Paul Johnson
Paul Johnson’s diary: Boris would make a great PM – but he must strike now
Plus: The terror of my grandchildren’s history exams, and the greatest artistic loss of the second world war
I feel an intense antipathy for Vladimir Putin. No one on the international scene has aroused in me such dislike since Stalin died. Though not a mass killer on the Stalin scale, he has the same indifference to human life. There is a Stalinist streak of gangsterism too: his ‘loyalists’ wear masks as well as carry guns. Putin also resembles Hitler in his use of belligerent minorities to spread his power. Am I becoming paranoid about Putin? I hope not. But I am painfully aware that he would not matter if there was a strong man in Washington. As it is, President Obama is a feeble and cowardly man who makes even Jimmy Carter seem bold by comparison. He is running down America’s strategic capabilities while giving anaemic moral lectures. That he should have been elected twice tells us something disturbing about the American people. He is also unpredictable, may suddenly change his tone and decide on a show of force. This could detonate a nuclear war. It is weak men who get us into world wars by accident.

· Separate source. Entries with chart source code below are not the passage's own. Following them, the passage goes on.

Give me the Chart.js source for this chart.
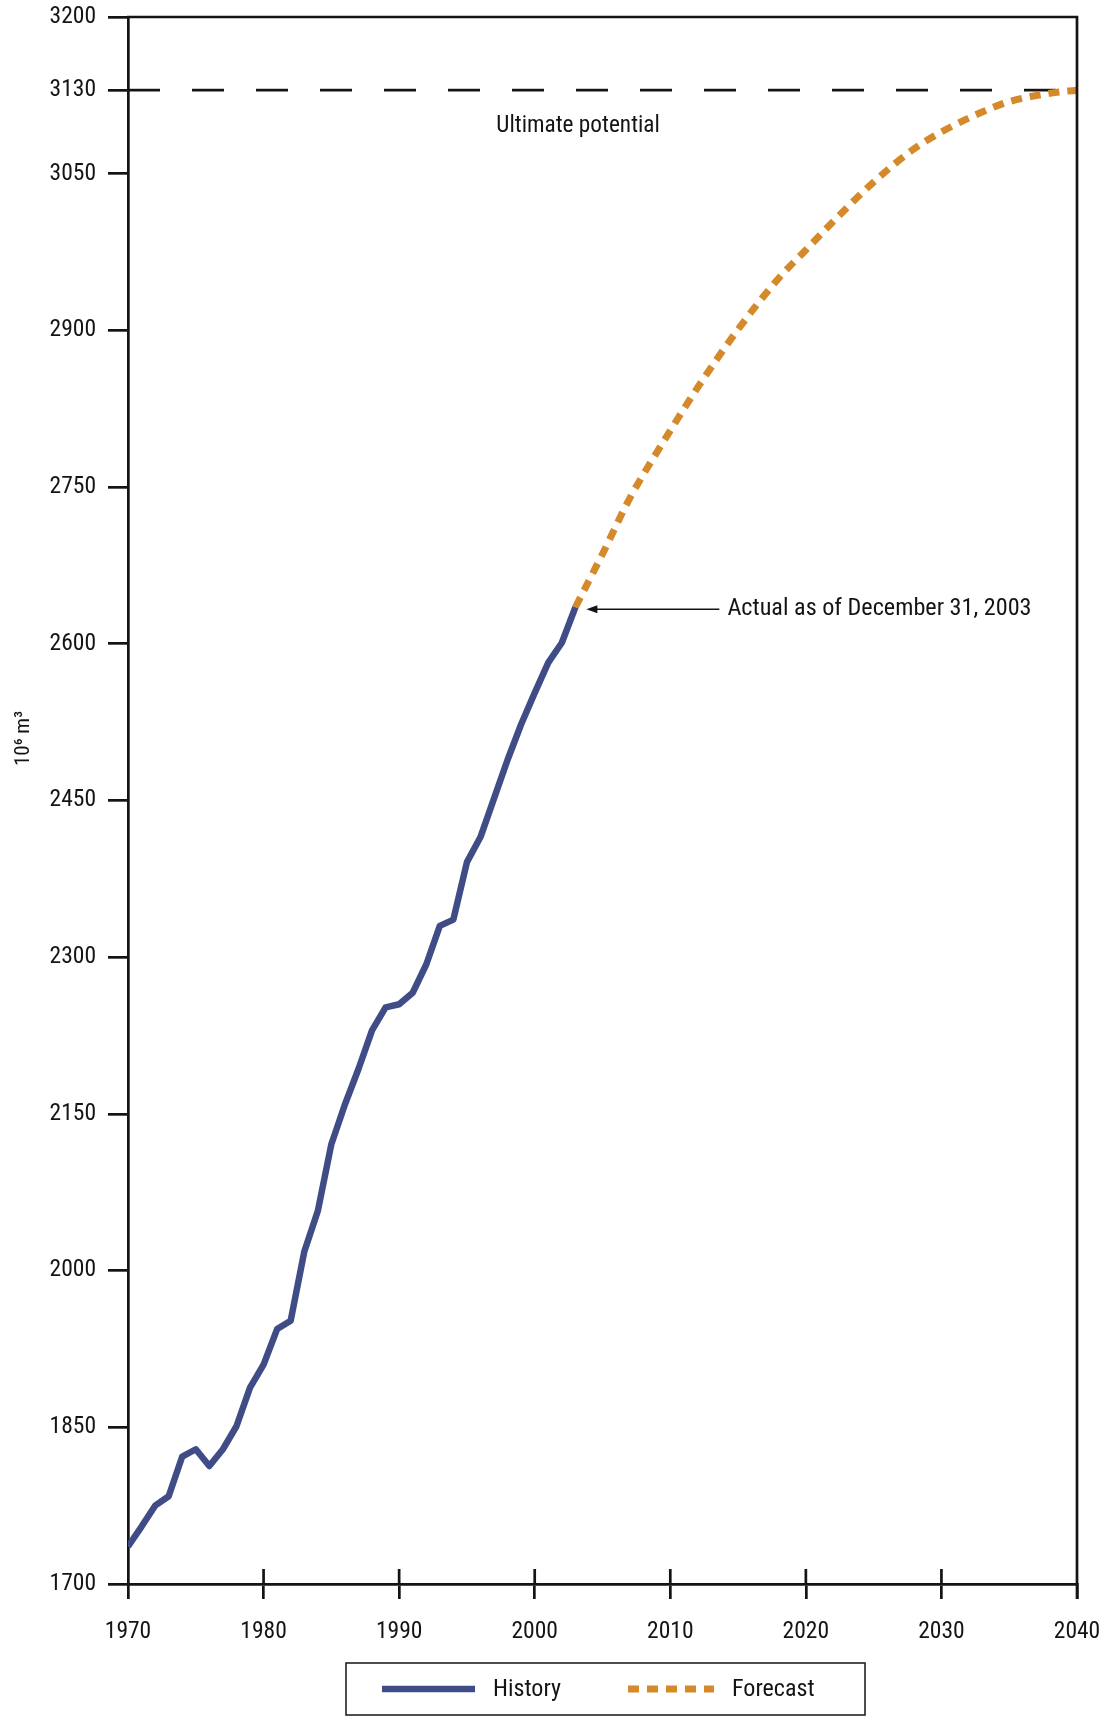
<!DOCTYPE html>
<html>
<head>
<meta charset="utf-8">
<title>Cumulative production, history and forecast</title>
<script src="https://cdn.jsdelivr.net/npm/chart.js@4/dist/chart.umd.min.js"></script>
<style>
  html, body { margin: 0; padding: 0; background: #ffffff; }
  #wrap { position: relative; width: 1110px; height: 1721px; }
</style>
</head>
<body>
<div id="wrap"><canvas id="chart" width="1110" height="1721"></canvas></div>
<script>
// Cumulative production, 10^6 m^3
const historyYears = [1970, 1971, 1972, 1973, 1974, 1975, 1976, 1977, 1978, 1979,
                      1980, 1981, 1982, 1983, 1984, 1985, 1986, 1987, 1988, 1989,
                      1990, 1991, 1992, 1993, 1994, 1995, 1996, 1997, 1998, 1999,
                      2000, 2001, 2002, 2003];
const historyValues = [1736, 1755, 1775, 1784, 1822, 1829, 1813, 1829, 1851, 1888,
                       1910, 1944, 1952, 2018, 2057, 2121, 2159, 2193, 2230, 2252,
                       2255, 2266, 2293, 2330, 2336, 2391, 2415, 2452, 2489, 2523,
                       2553, 2582, 2601, 2635];

const forecastYears = [2003, 2005, 2007, 2010, 2012, 2015, 2018, 2020,
                       2022, 2025, 2028, 2030, 2033, 2035, 2038, 2040];
const forecastValues = [2635, 2686, 2739, 2804, 2845, 2901, 2950, 2977,
                        3004, 3042, 3074, 3090, 3109, 3119, 3127, 3130];

const ultimatePotential = 3130;

const yTickValues = [1700, 1850, 2000, 2150, 2300, 2450, 2600, 2750, 2900, 3050, 3130, 3200];
const xTickValues = [1970, 1980, 1990, 2000, 2010, 2020, 2030, 2040];

const seriesLabels = ['History', 'Forecast'];
const ultimateLabel = 'Ultimate potential';
const actualNote = 'Actual as of December 31, 2003';
const yAxisTitle = '10\u2076 m\u00b3';

const INK = '#141414';
const BLUE = '#3f4c86';
const ORANGE = '#d4892a';

// ---- font selection: prefer a narrow sans face ----
const probe = document.createElement('canvas').getContext('2d');
function textWidth(spec, text) { probe.font = spec; return probe.measureText(text).width; }
function hasFamily(fam) {
  const s = 'mmmmwwwlli 1970 Forecast';
  return textWidth("40px " + fam + ", monospace", s) !== textWidth("40px monospace", s) ||
         textWidth("40px " + fam + ", serif", s) !== textWidth("40px serif", s);
}
function chooseFace() {
  const plain = ["'Liberation Sans Narrow'", "'Arial Narrow'", "'Roboto Condensed'",
                 "'Noto Sans Condensed'", "'Open Sans Condensed'"];
  for (const f of plain) if (hasFamily(f)) return { family: f, stretch: '' };
  for (const f of ["'Noto Sans'", "'Open Sans'", "Roboto", "'DejaVu Sans'"]) {
    if (hasFamily(f) && textWidth('condensed 40px ' + f, '3200 Forecast') < 0.93 * textWidth('40px ' + f, '3200 Forecast')) {
      return { family: f, stretch: 'condensed' };
    }
  }
  if (hasFamily("'DejaVu Sans Condensed'")) return { family: "'DejaVu Sans Condensed'", stretch: '' };
  return { family: "'Liberation Sans', sans-serif", stretch: '' };
}
const FACE = chooseFace();
const FAMILY = FACE.family + ", 'Liberation Sans', sans-serif";
function fontSpec(size) { return (FACE.stretch ? FACE.stretch + ' ' : '') + size.toFixed(1) + 'px ' + FAMILY; }
// size that balances the wanted text width against the wanted glyph height
function fitSize(text, targetWidth, heightSize) {
  const w = textWidth(fontSpec(25), text);
  const widthSize = 25 * targetWidth / w;
  return Math.max(12, Math.min(28, 0.65 * widthSize + 0.35 * heightSize));
}
const SIZE_TICK = fitSize('3200', 45, 25);
const SIZE_NOTE = fitSize(actualNote, 298, 25);
const SIZE_ULT = fitSize(ultimateLabel, 161, 24);
const SIZE_LEG = fitSize('Forecast', 81, 25);
const SIZE_TITLE = 21;
const chartFont = size => ({ family: FAMILY, size: size, weight: FACE.stretch || undefined });

const toPoints = (xs, ys) => xs.map((x, i) => ({ x: x, y: ys[i] }));

// Frame, inner tick marks, annotations and the boxed legend
const decorations = {
  id: 'decorations',
  afterDraw(chart) {
    const ctx = chart.ctx;
    const area = chart.chartArea;
    const xs = chart.scales.x;
    const ys = chart.scales.y;
    ctx.save();

    // top and right edges of the plot frame
    ctx.strokeStyle = INK;
    ctx.lineWidth = 2.7;
    ctx.lineCap = 'butt';
    ctx.beginPath();
    ctx.moveTo(area.left - 1, area.top);
    ctx.lineTo(area.right + 1.3, area.top);
    ctx.moveTo(area.right, area.top);
    ctx.lineTo(area.right, area.bottom + 15);
    ctx.stroke();

    // x tick marks also reach a little way into the plot
    ctx.beginPath();
    xs.ticks.forEach(t => {
      const px = xs.getPixelForValue(t.value);
      if (px > area.left + 2 && px < area.right - 2) {
        ctx.moveTo(px, area.bottom);
        ctx.lineTo(px, area.bottom - 15);
      }
    });
    ctx.stroke();

    // label under the ultimate potential line
    ctx.fillStyle = INK;
    ctx.font = fontSpec(SIZE_ULT);
    ctx.textAlign = 'center';
    ctx.textBaseline = 'middle';
    ctx.fillText(ultimateLabel, xs.getPixelForValue(2003.2), ys.getPixelForValue(ultimatePotential) + 36);

    // arrow pointing at the last historical value
    const lastYear = historyYears[historyYears.length - 1];
    const lastVal = historyValues[historyValues.length - 1];
    const tipX = xs.getPixelForValue(lastYear) + 11;
    const tipY = ys.getPixelForValue(lastVal) + 2;
    ctx.lineWidth = 1.4;
    ctx.beginPath();
    ctx.moveTo(tipX + 6, tipY);
    ctx.lineTo(tipX + 133, tipY);
    ctx.stroke();
    ctx.beginPath();
    ctx.moveTo(tipX, tipY);
    ctx.lineTo(tipX + 11, tipY - 4);
    ctx.lineTo(tipX + 11, tipY + 4);
    ctx.closePath();
    ctx.fill();
    ctx.textAlign = 'left';
    ctx.font = fontSpec(SIZE_NOTE);
    ctx.fillText(actualNote, tipX + 141, tipY);

    // boxed legend under the axis
    const boxW = 519, boxH = 52;
    const boxL = (area.left + area.right) / 2 - boxW / 2 + 3;
    const boxT = chart.height - 58;
    ctx.lineWidth = 1.6;
    ctx.strokeStyle = '#222';
    ctx.strokeRect(boxL, boxT, boxW, boxH);
    const midY = boxT + boxH / 2;
    const items = [
      { ds: chart.data.datasets[0], x0: 36, x1: 129, tx: 147 },
      { ds: chart.data.datasets[1], x0: 282, x1: 368, tx: 386 }
    ];
    items.forEach(it => {
      ctx.save();
      ctx.strokeStyle = it.ds.borderColor;
      ctx.lineWidth = it.ds.borderWidth;
      ctx.setLineDash(it.ds.borderDash || []);
      ctx.beginPath();
      ctx.moveTo(boxL + it.x0, midY);
      ctx.lineTo(boxL + it.x1, midY);
      ctx.stroke();
      ctx.restore();
      ctx.fillStyle = INK;
      ctx.font = fontSpec(SIZE_LEG);
      ctx.textAlign = 'left';
      ctx.textBaseline = 'middle';
      ctx.fillText(it.ds.label, boxL + it.tx, midY + 1);
    });

    // rotated unit label on the left
    ctx.save();
    ctx.translate(24, (area.top + area.bottom) / 2 - 62);
    ctx.rotate(-Math.PI / 2);
    ctx.font = fontSpec(SIZE_TITLE);
    ctx.textAlign = 'center';
    ctx.textBaseline = 'middle';
    ctx.fillStyle = INK;
    ctx.fillText(yAxisTitle, 0, 0);
    ctx.restore();

    ctx.restore();
  }
};

new Chart(document.getElementById('chart'), {
  type: 'line',
  data: {
    datasets: [
      {
        label: seriesLabels[0],
        data: toPoints(historyYears, historyValues),
        borderColor: BLUE,
        borderWidth: 6.5,
        borderJoinStyle: 'round',
        pointRadius: 0,
        tension: 0
      },
      {
        label: seriesLabels[1],
        data: toPoints(forecastYears, forecastValues),
        borderColor: ORANGE,
        borderWidth: 7,
        borderDash: [11, 8],
        pointRadius: 0,
        cubicInterpolationMode: 'monotone'
      },
      {
        label: ultimateLabel,
        data: toPoints([xTickValues[0], xTickValues[xTickValues.length - 1]], [ultimatePotential, ultimatePotential]),
        borderColor: INK,
        borderWidth: 2.7,
        borderDash: [32, 32],
        pointRadius: 0
      }
    ]
  },
  options: {
    responsive: false,
    animation: false,
    events: [],
    layout: { padding: { top: 17, right: 33, bottom: 0, left: 0 } },
    plugins: {
      legend: { display: false },
      tooltip: { enabled: false },
      title: { display: false }
    },
    scales: {
      x: {
        type: 'linear',
        min: xTickValues[0],
        max: xTickValues[xTickValues.length - 1],
        afterBuildTicks: s => { s.ticks = xTickValues.map(v => ({ value: v })); },
        afterFit: s => { s.height = 137; s.paddingLeft = 0; s.paddingRight = 0; },
        border: { display: true, color: INK, width: 2.7 },
        grid: { drawOnChartArea: false, drawTicks: true, tickLength: 15, color: INK, lineWidth: 2.7 },
        ticks: {
          color: INK,
          padding: 19,
          maxRotation: 0,
          autoSkip: false,
          font: chartFont(SIZE_TICK),
          callback: v => String(v)
        }
      },
      y: {
        type: 'linear',
        min: yTickValues[0],
        max: yTickValues[yTickValues.length - 1],
        afterBuildTicks: s => { s.ticks = yTickValues.map(v => ({ value: v })); },
        afterFit: s => { s.width = 128; s.paddingTop = 0; s.paddingBottom = 0; },
        border: { display: true, color: INK, width: 2.7 },
        grid: { drawOnChartArea: false, drawTicks: true, tickLength: 20, color: INK, lineWidth: 2.7 },
        ticks: {
          color: INK,
          padding: 12,
          autoSkip: false,
          font: chartFont(SIZE_TICK),
          callback: v => String(v)
        },
        title: { display: false }
      }
    }
  },
  plugins: [decorations]
});
</script>
</body>
</html>
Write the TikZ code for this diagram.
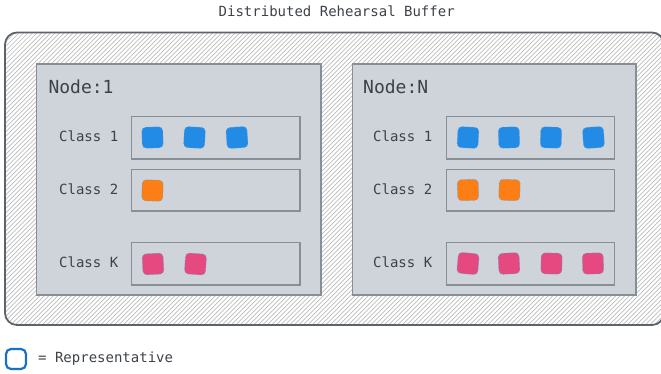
\documentclass[tikz,border=0pt]{standalone}
\usepackage{fontspec}
\setmonofont{DejaVu Sans Mono}
\definecolor{cblue}{HTML}{228BE6}
\definecolor{corange}{HTML}{FD7E14}
\definecolor{cpink}{HTML}{E64980}
\definecolor{boxfill}{HTML}{CED4DA}
\definecolor{boxline}{HTML}{868E96}
\definecolor{outline}{HTML}{5C636A}
\definecolor{hatch}{HTML}{BDBDBD}
\definecolor{txt}{HTML}{3D4248}
\definecolor{repline}{HTML}{1971C2}
\begin{document}
\begin{tikzpicture}[x=1pt,y=-1pt,
  nodebox/.style={draw=boxline,fill=boxfill,line width=1.3pt},
  rowbox/.style={draw=boxline,fill=boxfill,line width=1.2pt},
  item/.style={minimum size=21pt,inner sep=0pt,rounded corners=4pt,draw=repline!70,densely dotted,line width=0.6pt},
  bigtxt/.style={font=\ttfamily\fontsize{18}{20}\selectfont,text=txt,inner sep=0pt},
  smalltxt/.style={font=\ttfamily\fontsize{14}{16}\selectfont,text=txt,inner sep=0pt}]
\useasboundingbox (0,0) rectangle (661,373);
% title
\node[smalltxt,anchor=base] (title) at (336.7,16.7) {Distributed Rehearsal Buffer};
% outer hatched frame
\begin{scope}
\clip[rounded corners=12pt] (5,32.5) rectangle (664,325);
\fill[white] (5,32.5) rectangle (664,325);
\foreach \i in {0,...,220}{
  \draw[hatch,line width=0.7pt] ({-300+4.5*\i},325) -- ++(300,-300);
}
\end{scope}
\draw[outline,line width=1.8pt,rounded corners=12pt] (5,32.5) rectangle (664,325);
\coordinate (frame) at (5,32.5);
% Node 1
\draw[nodebox] (36.7,64) rectangle (321,295);
\node[bigtxt,anchor=base west] (n1label) at (48.3,93.3) {Node:1};
\draw[rowbox] (131.7,116.7) rectangle (300,159);
\draw[rowbox] (131.7,169.3) rectangle (300,211);
\draw[rowbox] (131.7,242.3) rectangle (300,285);
\node[smalltxt,anchor=base west] (n1c1) at (59,141.7) {Class 1};
\node[smalltxt,anchor=base west] (n1c2) at (59,194) {Class 2};
\node[smalltxt,anchor=base west] (n1ck) at (59,267.3) {Class K};
\node[item,fill=cblue,rotate=2] (n1b1) at (152.5,137.5) {};
\node[item,fill=cblue,rotate=-3] (n1b2) at (194.5,137.5) {};
\node[item,fill=cblue,rotate=4] (n1b3) at (237,137.5) {};
\node[item,fill=corange,rotate=-2] (n1o1) at (152.5,190.5) {};
\node[item,fill=cpink,rotate=3] (n1p1) at (153,264) {};
\node[item,fill=cpink,rotate=-4] (n1p2) at (195.5,264) {};
% Node N
\draw[nodebox] (352.3,64) rectangle (636,295);
\node[bigtxt,anchor=base west] (nNlabel) at (363,93.3) {Node:N};
\draw[rowbox] (446.5,116.7) rectangle (614.3,159);
\draw[rowbox] (446.5,169.3) rectangle (614.3,211);
\draw[rowbox] (446.5,242.3) rectangle (614.3,285);
\node[smalltxt,anchor=base west] (nNc1) at (373,141.7) {Class 1};
\node[smalltxt,anchor=base west] (nNc2) at (373,194) {Class 2};
\node[smalltxt,anchor=base west] (nNck) at (373,267.3) {Class K};
\node[item,fill=cblue,rotate=-3] (nNb1) at (468,137.5) {};
\node[item,fill=cblue,rotate=2] (nNb2) at (509,137.5) {};
\node[item,fill=cblue,rotate=-2] (nNb3) at (551,137.5) {};
\node[item,fill=cblue,rotate=4] (nNb4) at (593.5,137.5) {};
\node[item,fill=corange,rotate=2] (nNo1) at (468,190) {};
\node[item,fill=corange,rotate=-2] (nNo2) at (509.5,190) {};
\node[item,fill=cpink,rotate=-5] (nNp1) at (468,263.5) {};
\node[item,fill=cpink,rotate=3] (nNp2) at (509,263.5) {};
\node[item,fill=cpink,rotate=-1] (nNp3) at (551.5,263.5) {};
\node[item,fill=cpink,rotate=2] (nNp4) at (593,263.5) {};
% legend
\node[draw=repline,line width=2.2pt,fill=white,rounded corners=5pt,minimum size=20pt,inner sep=0pt] (legbox) at (16,359) {};
\node[smalltxt,anchor=base west] (legtxt) at (38,362.3) {= Representative};
\end{tikzpicture}
\end{document}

Angela Merkel I admire, but she is too burdened by Germany’s horrific past to take a strong line. The European community is a study in nugacity. François Hollande cannot control his own petulant females. The new man in Rome promises well — my friend Carla Powell swears by him — but will take time to acquire weight. In London the amiable but accident-prone David Cameron coasts to inevitable defeat. The only master politician in play at the moment is Nigel Farage. But he has no long-term vision. Happily there is our friend Boris. He still believes he can take on the Tory party without spilling Cameron’s blood. Not so. He must make up his mind and strike. He is the only tough guy of his generation with the skills and dynamism of a Lloyd George, and will make an admirable party leader, prime minister and summiteer. I can see him putting Putin firmly in his place. But he must act soon. Magic moments in politics are easily missed.
Everyone I know is involved in exams. With ten grandchildren, I know what it is like: horrible. I find the questions they are asked totally beyond me. I was well educated by the Jesuits at Stonyhurst, and at Oxford under A.J.P. Taylor. Ever since, I have been desperately trying to add to my knowledge. That is why I write books. I recently completed my 50th. In the last five years I have done short biographies of Churchill, Socrates, Darwin, Napoleon and Eisenhower, two of them bestsellers. But when I pick up a history exam paper I am baffled. As Denis Thatcher used to say, something wrong somewhere?
I may have a go at Shakespeare next. Tiny but cumulatively important additions to our understanding of him have accrued recently. It is nearly 70 years since I played Hamlet to a schoolboy audience. I then knew the play by heart. If done in full, and at normal speed, it takes five hours. Yet it is virtually all good, and to cut is cruelty. What I did was to follow John Gielgud’s method of singing/whispering his lines at a top rate, so that the intuitive sense, if not the precise meaning, comes across. He told me: ‘Let’s not pretend most people understand every line of this diabolical play. But it’s important they think they do. That’s the job of a good actor — deception.’
Rupert Brooke is enjoying a revival, thanks to Max Egremont’s critical anthology of Great War poets, Some Desperate Glory. He died of an insect bite on his way to the Dardanelles in 1915, like Byron robbed of his battlefield apotheosis. It was an event at the time. Dean Inge preached about him to a packed congregation in St Paul’s. Maynard Keynes wept. D.H. Lawrence roared and howled. Churchill wrote his obit in the Times. His reputation sank in the deadly years between the wars. Now it is all coming back, and his sonnet ‘The Soldier’ is celebrated once again as one of the best short poems in our language. I know it by heart, and often put myself to sleep by reciting it.
Another personality enjoying a revival is the artist Eric Ravilious, whom I rate the finest watercolourist of the last century. He was killed during the last war flying near Iceland, but not before he had done a dozen superlative studies of ships, aircraft and guns. These include a seascape, ‘Norway 1940’, now in the Laing Art Gallery, Newcastle, which is a masterpiece. I would give anything to have watched him at work, and seen how he achieved his dry-brush effects. A Ravilious watercolour, if it ever came on the market, would fetch between £20,000 and £50,000. Would that I possessed one. But I have the next best thing — three volumes of his collected works, produced by the Fleece Press of Upper Denby, the last one of which I had bound myself. Ravilious’s death, at the height of his powers, is the greatest artistic loss we suffered in the second world war.